To apply, submit letters of interest or nominations that address the following items:
The applicant or nominee's name, address, telephone number, and email address;
People or groups making nominations must also submit their own names and contact information;
The candidate's relevant experience, organizational affiliations, and reasons why they would be an effective advisory group member;
Familiarity with Washington's Wolf Conservation and Management Plan and current wolf recovery status and management issues; and
Experience in collaborating with people with different values.
The deadline for submission is 5 p.m. Nov. 8. Letters of interest, relevant application materials such as CVs, and nominations may be emailed to email@example.com or sent to Washington Department of Fish and Wildlife, P. O. Box 43200, Olympia, WA 98504-3200.
Additional information on the WAG is available at wdfw.wa.gov/about/advisory/wag/.
The WDFW is angling for as many as 20 representatives to join the Puget Sound Sport Fishing Advisory Group.
If selected, members of the advisory group would serve two-year terms through 2021. Their task would be to provide input to the WDFW on issues related to recreational fisheries for salmon, rockfish, and other sport species in the old Salish Sea.
A press release noted that, “Advisors should have firsthand knowledge of and experience in marine or freshwater recreational fisheries in their respective regions and be able to communicate ideas to fishery managers.
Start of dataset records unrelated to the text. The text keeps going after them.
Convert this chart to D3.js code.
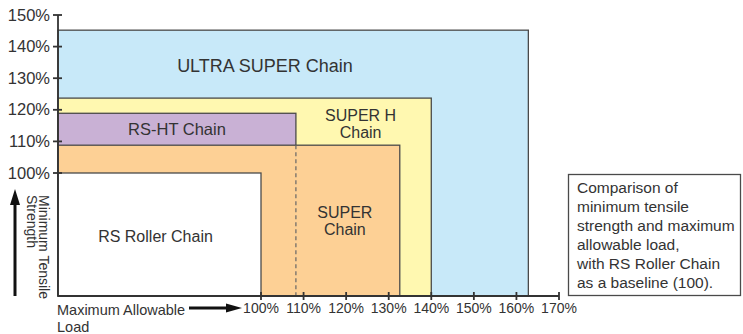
<!DOCTYPE html>
<html>
<head>
<meta charset="utf-8">
<script src="https://cdn.jsdelivr.net/npm/d3@7"></script>
<style>
  html, body { margin: 0; padding: 0; background: #fff; }
  svg { display: block; font-family: "Liberation Sans", Arial, Helvetica, sans-serif; }
</style>
</head>
<body>
<svg id="chart" width="743" height="334"></svg>
<script>
// ---- data ----
const chains = ["ULTRA SUPER Chain", "SUPER H Chain", "RS-HT Chain", "SUPER Chain", "RS Roller Chain"];
const maxLoad = [162.8, 140, 108.2, 132.6, 100];      // % of RS Roller Chain
const minStrength = [145.2, 123.7, 118.9, 108.8, 100]; // % of RS Roller Chain
const fills = ["#c8e9f9", "#fff8b0", "#c9b1d5", "#fdd095", "#ffffff"];
const xTicks = [100, 110, 120, 130, 140, 150, 160, 170];
const yTicks = [100, 110, 120, 130, 140, 150];
const noteLines = ["Comparison of", "minimum tensile", "strength and maximum", "allowable load,", "with RS Roller Chain", "as a baseline (100)."];

// ---- layout ----
const svg = d3.select("#chart");
const x0 = 58, y0 = 296;
const x = d3.scaleLinear().domain([100, 170]).range([261, 559]);
const y = d3.scaleLinear().domain([100, 150]).range([173, 15]);
const ink = "#333";
const rectStroke = "#4a4a4a";

// rectangles (drawn from origin, back to front)
chains.forEach((c, i) => {
  const xr = x(maxLoad[i]), yt = y(minStrength[i]);
  svg.append("rect")
    .attr("x", x0).attr("y", yt)
    .attr("width", xr - x0).attr("height", y0 - yt)
    .attr("fill", fills[i])
    .attr("stroke", rectStroke).attr("stroke-width", 1.3);
});

// dashed continuation of RS-HT right edge
const iHT = chains.indexOf("RS-HT Chain");
const iSup = chains.indexOf("SUPER Chain");
svg.append("line")
  .attr("x1", x(maxLoad[iHT])).attr("x2", x(maxLoad[iHT]))
  .attr("y1", y(minStrength[iSup])).attr("y2", y0)
  .attr("stroke", "#666").attr("stroke-width", 1.2)
  .attr("stroke-dasharray", "4,3");

// axes
const axisG = svg.append("g").attr("stroke", ink).attr("stroke-width", 1.8);
axisG.append("line").attr("x1", x0).attr("x2", x0).attr("y1", y(150)).attr("y2", y0);
axisG.append("line").attr("x1", x0).attr("x2", x(170)).attr("y1", y0).attr("y2", y0);

// y ticks
yTicks.forEach(t => {
  axisG.append("line").attr("x1", x0 - 5).attr("x2", x0 + 4).attr("y1", y(t)).attr("y2", y(t));
  svg.append("text").attr("x", 50).attr("y", y(t) + 5.5)
    .attr("text-anchor", "end").attr("font-size", 16.5).attr("fill", ink)
    .text(t + "%");
});
// x ticks
xTicks.forEach(t => {
  axisG.append("line").attr("x1", x(t)).attr("x2", x(t)).attr("y1", y0 - 4).attr("y2", y0 + 4);
  svg.append("text").attr("x", x(t)).attr("y", 313)
    .attr("text-anchor", "middle").attr("font-size", 14).attr("fill", ink)
    .text(t + "%");
});

// chain labels
function label(lines, cx, baseY, size) {
  lines.forEach((l, k) => {
    svg.append("text").attr("x", cx).attr("y", baseY + k * 17)
      .attr("text-anchor", "middle").attr("font-size", size).attr("fill", ink)
      .text(l);
  });
}
const iU = chains.indexOf("ULTRA SUPER Chain");
const iH = chains.indexOf("SUPER H Chain");
const iR = chains.indexOf("RS Roller Chain");
label(["ULTRA SUPER Chain"], x(100) + 4, (y(minStrength[iU]) + y(minStrength[iH])) / 2 + 8, 18);
label(["RS-HT Chain"], (x0 + x(maxLoad[iHT])) / 2, (y(minStrength[iHT]) + y(minStrength[iSup])) / 2 + 6, 16.5);
label(["SUPER H", "Chain"], (x(maxLoad[iHT]) + x(maxLoad[iH])) / 2 - 3, 120.5, 16);
label(["SUPER", "Chain"], (x(maxLoad[iHT]) + x(maxLoad[iSup])) / 2 - 3, 217.5, 16);
label(["RS Roller Chain"], (x0 + x(maxLoad[iR])) / 2 - 4, 242, 16);

// y axis title + arrow
svg.append("line").attr("x1", 15).attr("x2", 15).attr("y1", y0).attr("y2", 200)
  .attr("stroke", "#111").attr("stroke-width", 3);
svg.append("path").attr("d", "M15,189 L10,205 L20,205 Z").attr("fill", "#111");
const yt = svg.append("text").attr("transform", "translate(39,195) rotate(90)")
  .attr("font-size", 14).attr("fill", ink);
yt.append("tspan").attr("x", 0).attr("y", 0).text("Minimum Tensile");
yt.append("tspan").attr("x", 0).attr("y", 12).text("Strength");

// x axis title + arrow
svg.append("text").attr("x", 57).attr("y", 315).attr("font-size", 14.5)
  .attr("fill", ink).text("Maximum Allowable");
svg.append("text").attr("x", 57).attr("y", 331.5).attr("font-size", 14.5)
  .attr("fill", ink).text("Load");
svg.append("line").attr("x1", 189).attr("x2", 230).attr("y1", 308).attr("y2", 308)
  .attr("stroke", "#111").attr("stroke-width", 3);
svg.append("path").attr("d", "M242,308 L226,303.5 L226,312.5 Z").attr("fill", "#111");

// note box
svg.append("rect").attr("x", 568.5).attr("y", 174.5).attr("width", 172).attr("height", 121)
  .attr("fill", "#fff").attr("stroke", rectStroke).attr("stroke-width", 1.3);
noteLines.forEach((l, k) => {
  svg.append("text").attr("x", 577).attr("y", 193 + k * 19)
    .attr("font-size", 15.5).attr("fill", ink).text(l);
});
</script>
</body>
</html>
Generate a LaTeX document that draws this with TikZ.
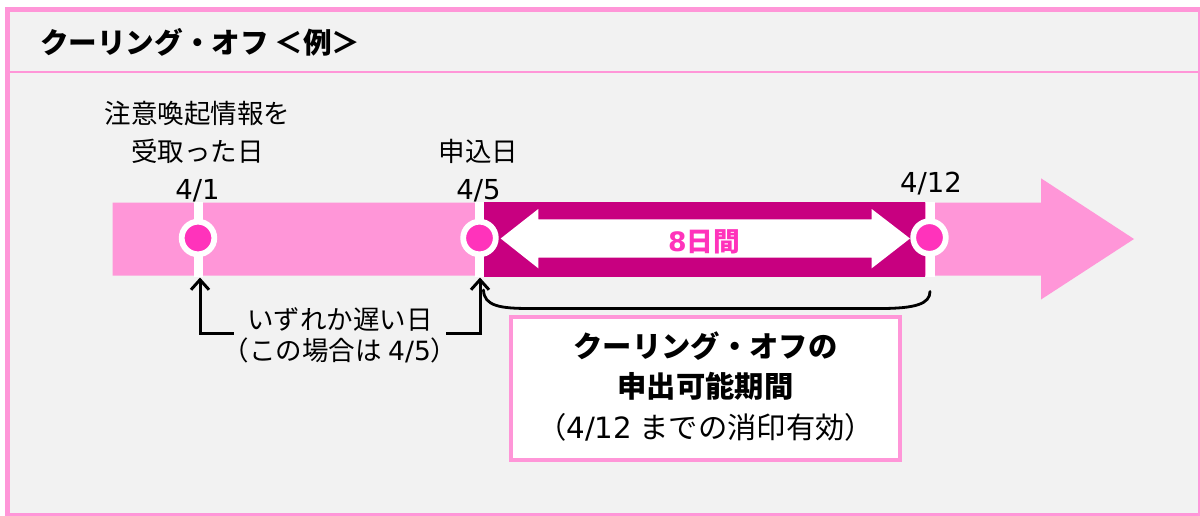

Advisors are an important link between the department and the sportfishing community, and are expected to communicate fishery information and policy decisions to local sportfishing groups in their respective regions.”
The group will likely meet between three and four times per year, primarily between February and April when salmon seasons are established.
Applications and nominations will be accepted through Nov. 30 and must include the following information:
Applicant or nominee name, address, telephone number and email address.
Relevant experience and reasons for wanting and qualifying to serve as a member of the advisory group.
Applicant or nominee’s effectiveness in communication with sportfishing groups and constituents.
Name and contact information of applicant, or any individual or organization submitting a nomination.
Applications and nominations may be submitted electronically to David.Stormer@dfw.wa.gov or by mail to WDFW Fish Program, Attn: David Stormer, P.O. Box 43200, Olympia WA, 98504.
Additional information can be obtained by calling 360-902-0058.
Wildlife lovers have lots to look at these days as critters of all types are on the move by hoot, paw, fin, and wing.
At the top of the list this month are the migrating chum salmon that are arriving at the Kennedy Creek Natural Area Preserve just north of Olympia off of Highway 101 near Totten Inlet. That creek is one of the most productive chum salmon bearing streams in Washington and boasts a walking path (Kennedy Creek Salmon Trail) that allows visitors to watch up close as the fish finish the final few miles of their odyssey. Tumwater Falls on the Deschutes River is another place to catch an up-close glimpse of returning salmon. The 15-acre Tumwater Falls Park is located near the old Olympia beer brewery.
Anyone who can make it up the west end of the Olympic Peninsula has great odds of encountering Roosevelt elk. Those elk are currently in the midst of their annual mating season which puts them on the move. Bull elk will be bugling in the woodlands and sparring with rivals as they try to impress the harems of cows. Activity is usually most prominent in the early morning and evening hours. Be sure to give the regal animals a wide berth since they can become easily agitated, or frisky, and should be considered dangerous in either instance.